What Pollak here typifies is a genre of hubristic nostalgia for the Heroes & Villains simplicities of the dominant Troubles-era narrative in which Irish republicanism can reliably be painted as the cause of all the trouble. Sadly, for Pollak and his cohort of naysayers, as the establishment parties of the 26 county state are slowly learning to their cost, the fable of a big bad extremist provo wolf in sheep’s constitutional clothing just doesn’t any longer persuade or greatly concern many Irish people, north or south (apart that is from unionists with whom Pollak effectively makes common cause). And the reason for this uninterest is that contemporary society has moved on while liberal unionists and Irish Tories remain locked into a past over which they’ve lost authorial control.
Brexit changed the conversation in Ireland (and Scotland), Andy. A vote for indyref2 or reunification in Ireland is as much about staying in the EU now as it is leaving the UK.
It will be non-aligned voters, in NI, that will decide any border poll. They don’t care about flags, they just care about jobs, health, education & opportunities.
As an aside, I watched a lot of the Future Ireland event online and was struck by the obvious absence of flags.
I see Unionists are joining the same discussion, albeit in a different room, with their Together UK event in London next month. The future of the UK, post brexit, is the biggest political issue over the next decade for the two Islands.

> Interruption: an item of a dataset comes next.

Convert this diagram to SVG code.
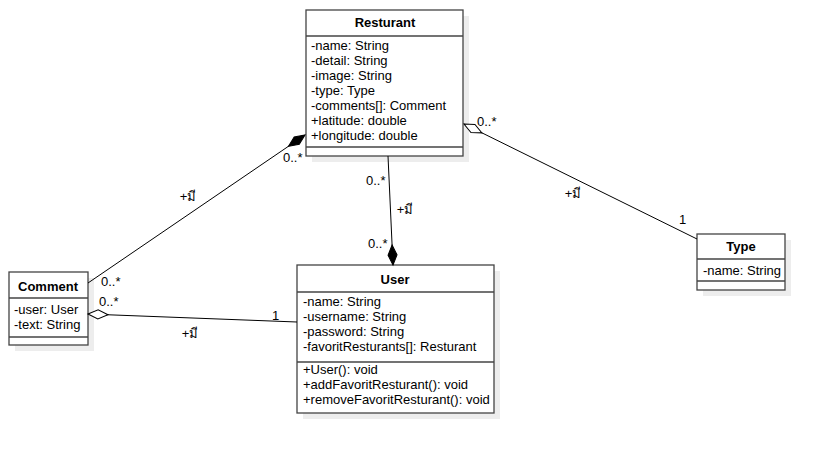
<svg xmlns="http://www.w3.org/2000/svg" width="825" height="451" viewBox="0 0 825 451">
<style>
text{font-family:"Liberation Sans",Arial,"DejaVu Sans",sans-serif;font-size:13px;fill:#000}
.h{font-weight:bold;text-anchor:middle}
.box{fill:#fff;stroke:#444;stroke-width:1.3}
.sh{fill:#ededed}
.sep{stroke:#444;stroke-width:1.3}
.ln{fill:none;stroke:#000;stroke-width:1}
.ml{text-anchor:middle}
</style>
<defs>
<marker id="df" markerUnits="userSpaceOnUse" orient="auto" refX="0" refY="0" markerWidth="24" markerHeight="12" viewBox="-1 -6 24 12" overflow="visible">
<path d="M0,0 L10,-4.5 L20,0 L10,4.5 Z" fill="#000" stroke="#000" stroke-width="1"/>
</marker>
<marker id="dh" markerUnits="userSpaceOnUse" orient="auto" refX="0" refY="0" markerWidth="24" markerHeight="12" viewBox="-1 -6 24 12" overflow="visible">
<path d="M0,0 L10,-4.5 L20,0 L10,4.5 Z" fill="#fff" stroke="#000" stroke-width="1"/>
</marker>
</defs>
<rect width="825" height="451" fill="#fff"/>
<g id="Resturant">
<rect class="sh" x="312" y="16" width="157" height="146"/>
<rect class="box" x="306" y="10" width="157" height="146"/>
<line class="sep" x1="306" y1="36" x2="463" y2="36"/>
<line class="sep" x1="306" y1="147" x2="463" y2="147"/>
<text class="h" x="385" y="27">Resturant</text>
<text x="311" y="50">-name: String</text>
<text x="311" y="65">-detail: String</text>
<text x="311" y="80">-image: String</text>
<text x="311" y="95">-type: Type</text>
<text x="311" y="110">-comments[]: Comment</text>
<text x="311" y="125">+latitude: double</text>
<text x="311" y="140">+longitude: double</text>
</g>
<g id="Comment">
<rect class="sh" x="15" y="278" width="79" height="73"/>
<rect class="box" x="9" y="272" width="79" height="73"/>
<line class="sep" x1="9" y1="298" x2="88" y2="298"/>
<line class="sep" x1="9" y1="337" x2="88" y2="337"/>
<text class="h" x="48" y="291">Comment</text>
<text x="14" y="314">-user: User</text>
<text x="14" y="329">-text: String</text>
</g>
<g id="User">
<rect class="sh" x="303" y="271" width="197" height="148"/>
<rect class="box" x="297" y="265" width="197" height="148"/>
<line class="sep" x1="297" y1="292" x2="494" y2="292"/>
<line class="sep" x1="297" y1="362" x2="494" y2="362"/>
<text class="h" x="395" y="284">User</text>
<text x="303" y="306">-name: String</text>
<text x="303" y="321">-username: String</text>
<text x="303" y="336">-password: String</text>
<text x="303" y="351">-favoritResturants[]: Resturant</text>
<text x="303" y="374">+User(): void</text>
<text x="303" y="389">+addFavoritResturant(): void</text>
<text x="303" y="404">+removeFavoritResturant(): void</text>
</g>
<g id="Type">
<rect class="sh" x="703" y="240" width="88" height="56"/>
<rect class="box" x="697" y="234" width="88" height="56"/>
<line class="sep" x1="697" y1="259" x2="785" y2="259"/>
<line class="sep" x1="697" y1="281" x2="785" y2="281"/>
<text class="h" x="741" y="251">Type</text>
<text x="703" y="275">-name: String</text>
</g>
<g id="connectors">
<path class="ln" d="M305,135 L88,283" marker-start="url(#df)"/>
<path class="ln" d="M393,265 L388,156" marker-start="url(#df)"/>
<path class="ln" d="M464,124 L697,239" marker-start="url(#dh)"/>
<path class="ln" d="M88,314 L297,322" marker-start="url(#dh)"/>
<text x="283" y="162">0..*</text>
<text class="ml" x="188" y="201">+มี</text>
<text x="101" y="286">0..*</text>
<text x="366" y="185">0..*</text>
<text class="ml" x="405" y="214">+มี</text>
<text x="368" y="248">0..*</text>
<text x="477" y="126">0..*</text>
<text class="ml" x="573" y="198">+มี</text>
<text x="679" y="224">1</text>
<text x="99" y="306">0..*</text>
<text x="272" y="320">1</text>
<text class="ml" x="190" y="338">+มี</text>
</g>
</svg>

Perhaps the question remains whether Sinn Fein with its electoral mandate remains effectively a front for the Provisional IRA which had or has not a popular mandate? Or, a previous comment here suggests, is that still the wrong question? ___
Separately, think a division that posits ‘nationalists’ on one side and unionists on the other, misses the simple reality that unionists are nationalists too.

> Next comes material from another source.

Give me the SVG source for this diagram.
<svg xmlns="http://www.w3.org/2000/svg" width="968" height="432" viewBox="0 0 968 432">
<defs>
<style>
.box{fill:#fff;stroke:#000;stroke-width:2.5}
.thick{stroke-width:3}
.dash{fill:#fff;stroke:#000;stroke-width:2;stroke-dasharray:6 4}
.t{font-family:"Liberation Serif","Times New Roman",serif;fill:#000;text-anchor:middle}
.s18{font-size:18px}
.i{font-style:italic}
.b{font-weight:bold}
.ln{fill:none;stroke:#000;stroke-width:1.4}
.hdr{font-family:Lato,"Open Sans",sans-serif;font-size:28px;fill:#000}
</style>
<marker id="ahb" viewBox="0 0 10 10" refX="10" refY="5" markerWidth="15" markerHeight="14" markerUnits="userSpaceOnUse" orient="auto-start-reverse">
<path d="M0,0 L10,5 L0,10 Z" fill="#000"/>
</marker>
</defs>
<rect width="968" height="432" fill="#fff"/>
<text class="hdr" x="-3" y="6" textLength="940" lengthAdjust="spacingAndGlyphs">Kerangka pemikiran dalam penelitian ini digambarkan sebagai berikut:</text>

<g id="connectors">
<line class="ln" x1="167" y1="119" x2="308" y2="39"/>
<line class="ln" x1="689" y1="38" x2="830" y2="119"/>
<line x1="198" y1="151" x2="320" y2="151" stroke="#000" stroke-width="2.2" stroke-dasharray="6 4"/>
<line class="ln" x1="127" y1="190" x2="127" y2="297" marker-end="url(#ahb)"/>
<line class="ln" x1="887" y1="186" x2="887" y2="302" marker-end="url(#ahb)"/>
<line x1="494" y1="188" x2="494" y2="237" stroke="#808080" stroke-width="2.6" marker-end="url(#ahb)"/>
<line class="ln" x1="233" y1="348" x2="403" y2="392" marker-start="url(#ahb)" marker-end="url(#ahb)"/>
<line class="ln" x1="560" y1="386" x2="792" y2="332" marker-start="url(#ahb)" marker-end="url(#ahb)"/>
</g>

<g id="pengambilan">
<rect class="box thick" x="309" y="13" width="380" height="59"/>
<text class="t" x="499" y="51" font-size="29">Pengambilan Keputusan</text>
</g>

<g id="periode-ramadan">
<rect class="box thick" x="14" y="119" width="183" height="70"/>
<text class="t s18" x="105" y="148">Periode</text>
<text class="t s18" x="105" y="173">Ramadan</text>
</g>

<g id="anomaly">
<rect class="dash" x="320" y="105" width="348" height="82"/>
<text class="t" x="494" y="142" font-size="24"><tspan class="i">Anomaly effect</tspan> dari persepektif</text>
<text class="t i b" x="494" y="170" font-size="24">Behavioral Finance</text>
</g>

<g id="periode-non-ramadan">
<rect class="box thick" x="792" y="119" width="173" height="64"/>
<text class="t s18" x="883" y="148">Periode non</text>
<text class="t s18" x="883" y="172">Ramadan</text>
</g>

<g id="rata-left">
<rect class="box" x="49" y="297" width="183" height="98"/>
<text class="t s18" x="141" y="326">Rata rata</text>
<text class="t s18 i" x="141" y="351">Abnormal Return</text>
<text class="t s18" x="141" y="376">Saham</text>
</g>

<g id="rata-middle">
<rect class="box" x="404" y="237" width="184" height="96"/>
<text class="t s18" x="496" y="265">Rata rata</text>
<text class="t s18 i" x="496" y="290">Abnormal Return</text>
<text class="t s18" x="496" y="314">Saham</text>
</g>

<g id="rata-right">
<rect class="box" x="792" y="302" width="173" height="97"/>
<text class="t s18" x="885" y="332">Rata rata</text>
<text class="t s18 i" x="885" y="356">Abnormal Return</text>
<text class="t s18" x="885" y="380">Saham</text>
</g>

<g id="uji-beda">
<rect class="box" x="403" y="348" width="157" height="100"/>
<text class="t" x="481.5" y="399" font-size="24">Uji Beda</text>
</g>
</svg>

As with many things in Ireland, how one elects to interpret the meaning of the historical past is moot, notably in the question of what constitutes legitimacy. Ireland was forcefully partitioned by the colonial power, acting in the ostensible interests of an insurgent protestant conservative resistance in the north (the descendants of the 17th century colonial settlement; the object of which was to dispossess the native Irish, through imposition of Scots and English planters) and directly contrary to the democratic ‘mandate’ of the whole of the Irish electorate as expressed in the 1918 general election. The subsequent war of independence, to expel the British Empire, was fought on this manifest popular will. Of course what the British meant and mean by legitimate is purely a matter of what served their colonial interests – as evidenced not least in their pernicious behaviour in Palestine in the period of ‘the British mandate’. But Might isn’t always right and truly only tory and unionist historians regard British imperial will to power as more legitimate than the popular demand of colonised peoples to exercise their right of self-determination.

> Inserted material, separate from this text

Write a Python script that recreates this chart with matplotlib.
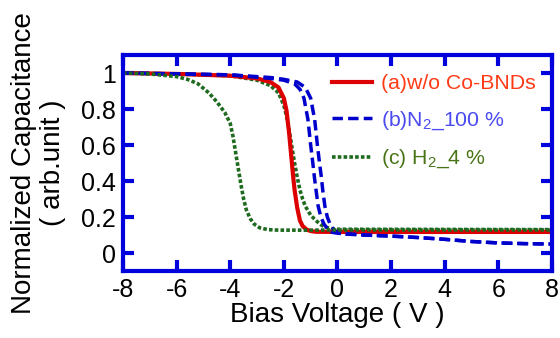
import matplotlib
matplotlib.use('Agg')
import matplotlib.pyplot as plt
from matplotlib.lines import Line2D

plt.rcParams['font.family'] = ['Liberation Sans', 'DejaVu Sans']
plt.rcParams['mathtext.fontset'] = 'custom'
plt.rcParams['mathtext.rm'] = 'Liberation Sans'
plt.rcParams['mathtext.it'] = 'Liberation Sans'
plt.rcParams['axes.unicode_minus'] = False

# (a) w/o Co-BNDs
xa = [-8, -6, -4, -3, -2.5, -2.2, -2.0, -1.9, -1.8, -1.75, -1.7, -1.65, -1.6, -1.5, -1.4, -1.3, -1.15, -1.0, -0.8, 0, 8]
ya = [1.0, 0.995, 0.985, 0.97, 0.95, 0.92, 0.86, 0.79, 0.66, 0.58, 0.5, 0.42, 0.35, 0.25, 0.18, 0.15, 0.13, 0.122, 0.118, 0.117, 0.117]

# (b) N2_100 %  (two sweeps)
xb1 = [-8, -6, -4, -2.5, -2.0, -1.6, -1.4, -1.25, -1.1, -1.0, -0.92, -0.86, -0.8, -0.72, -0.62, -0.5, -0.35, -0.2, 0, 1, 2, 3, 4, 5, 6, 7, 8]
yb1 = [1.0, 0.995, 0.99, 0.97, 0.96, 0.94, 0.91, 0.86, 0.74, 0.6, 0.5, 0.42, 0.35, 0.26, 0.2, 0.16, 0.13, 0.115, 0.11, 0.1, 0.094, 0.086, 0.076, 0.064, 0.056, 0.052, 0.05]
xb2 = [-8, -6, -4, -2.5, -2.0, -1.5, -1.2, -1.0, -0.85, -0.75, -0.67, -0.6, -0.55, -0.47, -0.38, -0.25, -0.1, 0.05, 0.3, 1, 2, 3, 4, 5, 6, 7, 8]
yb2 = [1.0, 0.995, 0.99, 0.975, 0.965, 0.95, 0.92, 0.86, 0.74, 0.6, 0.5, 0.42, 0.35, 0.26, 0.2, 0.15, 0.125, 0.11, 0.105, 0.1, 0.094, 0.086, 0.076, 0.064, 0.056, 0.052, 0.05]

# (c) H2_4 %  (two sweeps)
xc1 = [-8, -7, -6, -5.6, -5.2, -4.8, -4.5, -4.2, -4.0, -3.9, -3.8, -3.7, -3.6, -3.5, -3.4, -3.25, -3.1, -2.9, -2.6, -2.2, -1, 0, 8]
yc1 = [1.0, 0.995, 0.98, 0.965, 0.94, 0.89, 0.84, 0.78, 0.72, 0.65, 0.56, 0.47, 0.38, 0.3, 0.24, 0.19, 0.16, 0.14, 0.13, 0.127, 0.127, 0.128, 0.128]
xc2 = [-8, -6, -4, -3, -2.5, -2.2, -2.0, -1.9, -1.8, -1.7, -1.6, -1.5, -1.4, -1.3, -1.2, -1.0, -0.8, -0.6, -0.4, -0.2, 0, 8]
yc2 = [1.0, 0.995, 0.985, 0.96, 0.93, 0.89, 0.82, 0.76, 0.68, 0.59, 0.5, 0.42, 0.35, 0.3, 0.26, 0.21, 0.18, 0.155, 0.142, 0.135, 0.132, 0.13]

xticks = [-8, -6, -4, -2, 0, 2, 4, 6, 8]
yticks = [0, 0.2, 0.4, 0.6, 0.8, 1.0]
ytick_labels = ['0', '0.2', '0.4', '0.6', '0.8', '1']

red = '#dd0000'
blue = '#0000cc'
green = '#1e6a1e'
axis_blue = '#0000dd'

fig = plt.figure(figsize=(5.6, 3.38), dpi=100)
ax = fig.add_axes([0.2196, 0.1982, 0.7661, 0.6390])

ax.plot(xc2, yc2, color=green, lw=2.6, ls=(0, (1, 0.6)))
ax.plot(xa, ya, color=red, lw=3)
ax.plot(xb1, yb1, color=blue, lw=2.5, ls=(0, (3, 1.5)))
ax.plot(xb2, yb2, color=blue, lw=2.5, ls=(0, (3, 1.5)))
ax.plot(xc1, yc1, color=green, lw=2.6, ls=(0, (1, 0.6)))

ax.set_xlim(-8, 8)
ax.set_ylim(-0.1, 1.1)
ax.set_xticks(xticks)
ax.set_yticks(yticks)
ax.set_yticklabels(ytick_labels)
ax.tick_params(axis='both', which='major', direction='in', length=8, width=3,
               color=axis_blue, labelsize=18, top=True, right=True, pad=5)
for s in ax.spines.values():
    s.set_color(axis_blue)
    s.set_linewidth(3)

ax.set_xlabel('Bias Voltage ( V )', fontsize=20, labelpad=0)
ax.set_ylabel('Normalized Capacitance\n( arb.unit )', fontsize=20, labelpad=11, linespacing=1.15)

handles = [Line2D([], [], color=red, lw=3),
           Line2D([], [], color=blue, lw=2.5, ls=(0, (3, 1.5))),
           Line2D([], [], color=green, lw=2.6, ls=(0, (1, 0.6)))]
labels = ['(a)w/o Co-BNDs', '(b)N$_2$_100 %', '(c) H$_2$_4 %']
ax.legend(handles, labels, loc='upper left', bbox_to_anchor=(0.468, 0.95),
          frameon=False, fontsize=15.3, handlelength=1.85, handletextpad=0.45,
          labelspacing=0.75, borderaxespad=0,
          labelcolor=['#ff3a14', '#4a4af0', '#4a7418'])

fig.savefig('out.png', dpi=100)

The purported claim of Ulster unionism to be a discrete northern Irish nationalism, you’ll surely be aware, is by no means straightforward or uncontested, not least as they – the colonial-settler, Orange core – disavow it themselves in favour of what DW Miller (The Queen’s Rebels, 1978) calls a ‘contractarian’ allegiance to the British crown. And for this reason, in comparative context, John Whyte ascribed Ulster protestantism’s peculiar form of tribal belonging, a type of ‘no-nation’ mentality (Interpreting Northern Ireland, 1991). There are of course those who continue to espouse the dubious merits of a two nations theory. But as I’ve already pointed out the ontological fly in the two nations ointment is that the majority of Ulster protestants reject it.